Learn from these common pitfalls to ensure success

Comparing cohorts before they have equal time to mature

Solution: Only compare cohorts at the same age. Compare January at Month-6 to February at Month-6, not January at Month-12 to February at Month-1.

Not accounting for seasonal cohort differences

Solution: Q4 cohorts naturally differ from Q2. Compare Q4-2024 to Q4-2023, not Q4-2024 to Q2-2024.

Focusing only on total LTV without looking at repeat rate curves

Solution: A high LTV with 5% Month-1 retention is worse than moderate LTV with 25% retention. The second compounds.

Not segmenting cohorts by acquisition source

Solution: Facebook January and Google January should be separate cohorts. Source matters more than month.

Giving up on cohorts after Month-3

Solution: Some products have 12-18 month repurchase cycles. Track cohorts for at least 18 months to see full picture.

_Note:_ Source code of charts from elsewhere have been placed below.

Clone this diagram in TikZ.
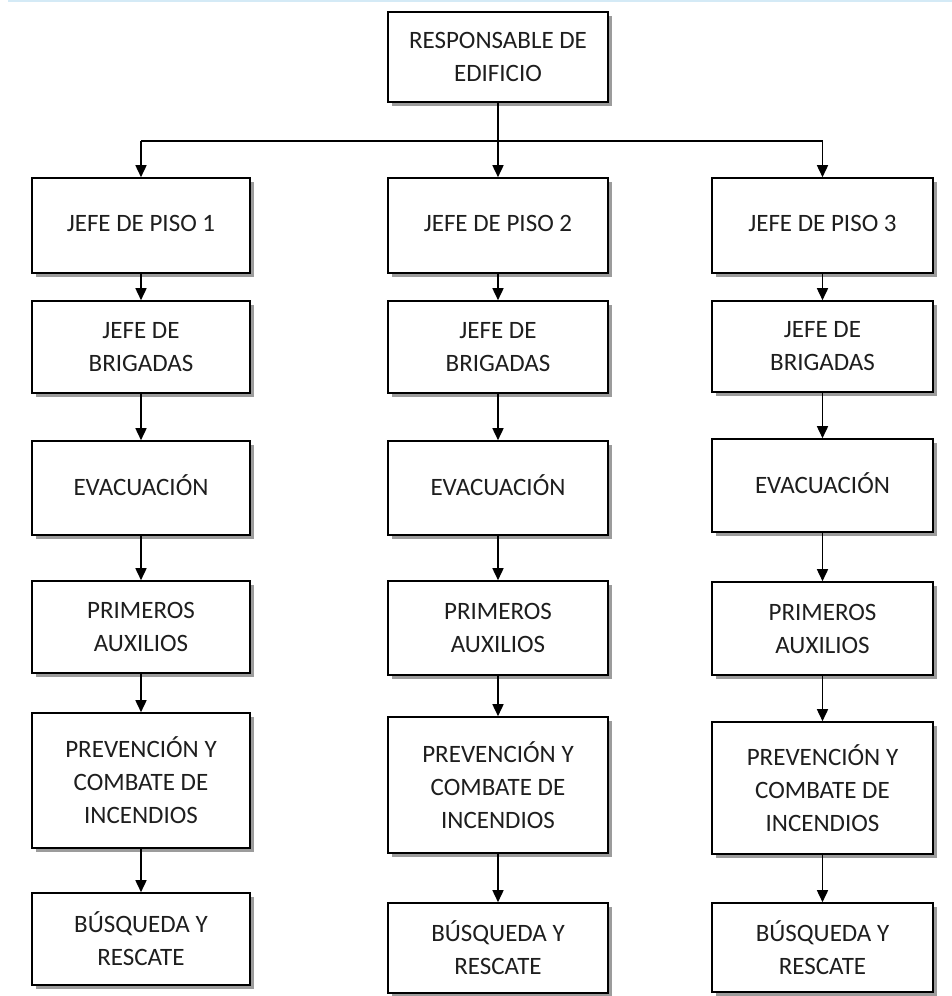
\documentclass[tikz,border=0pt]{standalone}
\usepackage{fontspec}
\setmainfont{Carlito}
\usetikzlibrary{arrows.meta,shadows}
\definecolor{txt}{HTML}{1E1E1E}
\definecolor{topline}{HTML}{D4EAF6}
\newcommand{\uptext}[1]{\raisebox{5pt}{#1}}
\tikzset{
  orgbox/.style={draw=black, line width=1.6pt, fill=white, rectangle, inner sep=0pt,
    align=center, text=txt, font=\fontsize{25}{33}\selectfont,
    drop shadow={shadow xshift=3.5pt, shadow yshift=-3.5pt, fill=black!55, opacity=0.7}},
  conn/.style={line width=1.6pt, -{Triangle[length=12pt,width=11pt]}},
  plainln/.style={line width=1.6pt}
}
\begin{document}
\begin{tikzpicture}[x=1pt,y=-1pt]
\useasboundingbox (0,0) rectangle (952,996);
\fill[white] (0,0) rectangle (952,996);
\draw[topline, line width=2pt] (8,1) -- (952,1);
% top
\node[orgbox, minimum width=220pt, minimum height=90pt] (top) at (498,57) {RESPONSABLE DE\\EDIFICIO};
% column 1
\node[orgbox, minimum width=218pt, minimum height=95pt] (a1) at (141,225.5) {\uptext{JEFE DE PISO 1}};
\node[orgbox, minimum width=218pt, minimum height=92pt] (a2) at (141,347) {JEFE DE\\BRIGADAS};
\node[orgbox, minimum width=218pt, minimum height=94pt] (a3) at (141,488) {\uptext{EVACUACIÓN}};
\node[orgbox, minimum width=218pt, minimum height=92pt] (a4) at (141,627) {PRIMEROS\\AUXILIOS};
\node[orgbox, minimum width=218pt, minimum height=135pt] (a5) at (141,780.5) {PREVENCIÓN Y\\COMBATE DE\\INCENDIOS};
\node[orgbox, minimum width=218pt, minimum height=92pt] (a6) at (141,939) {BÚSQUEDA Y\\RESCATE};
% column 2
\node[orgbox, minimum width=220pt, minimum height=95pt] (b1) at (498,225.5) {\uptext{JEFE DE PISO 2}};
\node[orgbox, minimum width=220pt, minimum height=92pt] (b2) at (498,347) {JEFE DE\\BRIGADAS};
\node[orgbox, minimum width=220pt, minimum height=94pt] (b3) at (498,488) {\uptext{EVACUACIÓN}};
\node[orgbox, minimum width=220pt, minimum height=94pt] (b4) at (498,628) {PRIMEROS\\AUXILIOS};
\node[orgbox, minimum width=220pt, minimum height=136pt] (b5) at (498,785) {PREVENCIÓN Y\\COMBATE DE\\INCENDIOS};
\node[orgbox, minimum width=220pt, minimum height=90pt] (b6) at (498,948) {BÚSQUEDA Y\\RESCATE};
% column 3
\node[orgbox, minimum width=221pt, minimum height=95pt] (c1) at (822.5,225.5) {\uptext{JEFE DE PISO 3}};
\node[orgbox, minimum width=221pt, minimum height=91pt] (c2) at (822.5,346.5) {JEFE DE\\BRIGADAS};
\node[orgbox, minimum width=221pt, minimum height=93pt] (c3) at (822.5,485.5) {\uptext{EVACUACIÓN}};
\node[orgbox, minimum width=221pt, minimum height=93pt] (c4) at (822.5,628.5) {PRIMEROS\\AUXILIOS};
\node[orgbox, minimum width=221pt, minimum height=132pt] (c5) at (822.5,788) {PREVENCIÓN Y\\COMBATE DE\\INCENDIOS};
\node[orgbox, minimum width=221pt, minimum height=89pt] (c6) at (822.5,947.5) {BÚSQUEDA Y\\RESCATE};
% connectors from top
\coordinate (hl) at (141,141);
\coordinate (hr) at (822.5,141);
\draw[plainln] (a1.north |- hl) -- (hr);
\draw[conn] (top.south) -- (b1.north);
\draw[conn] (hl) -- (a1.north);
\draw[conn] (hr) -- (c1.north);
% column chains
\foreach \col in {a,b,c}{
  \draw[conn] (\col1) -- (\col2);
  \draw[conn] (\col2) -- (\col3);
  \draw[conn] (\col3) -- (\col4);
  \draw[conn] (\col4) -- (\col5);
  \draw[conn] (\col5) -- (\col6);
}
\end{tikzpicture}
\end{document}
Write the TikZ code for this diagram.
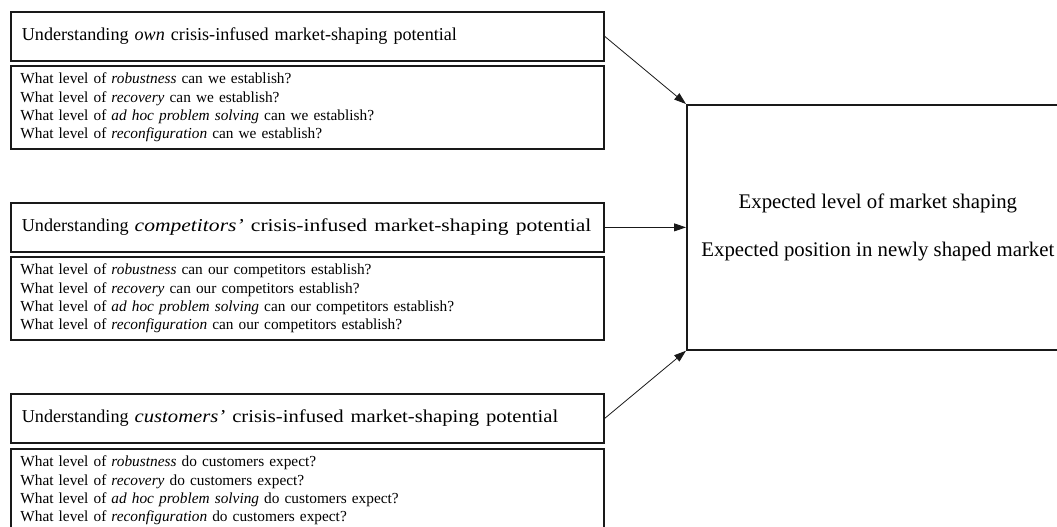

How to Verify Your Numbers

Ensure accuracy with these verification steps

You have at least 6 cohorts with at least 6 months of tracking data

You can identify your best-performing acquisition month and channel

You know your average Month-1 and Month-6 retention rates

You've stopped or reduced spend on channels that drive low-LTV cohorts

You can predict 12-month LTV for new cohorts using historical patterns

Frequently Asked Questions

How many customers do I need in a cohort for it to be meaningful?
Minimum 100 customers for statistical relevance. Under 50, variance is too high. Under 20, essentially useless.
Should I track revenue or profit in cohorts?
Start with revenue (simpler). Advanced: track contribution margin (revenue minus COGS and direct variable costs). Never use gross revenue without accounting for refunds.
What if my business is too new for 12-month cohorts?
Start with 3-month analysis. Use industry benchmarks to project 12-month. Update projections as real data comes in.
How often should I review cohort analysis?
Monthly for tactical decisions (which channels are working this quarter). Quarterly for strategic decisions (should we shift budget allocation).
Can I use cohort analysis for B2B or high-ticket items?
Yes, but with modifications. B2B cohorts might be tracked by quarter not month, and measured by contract value not transaction count.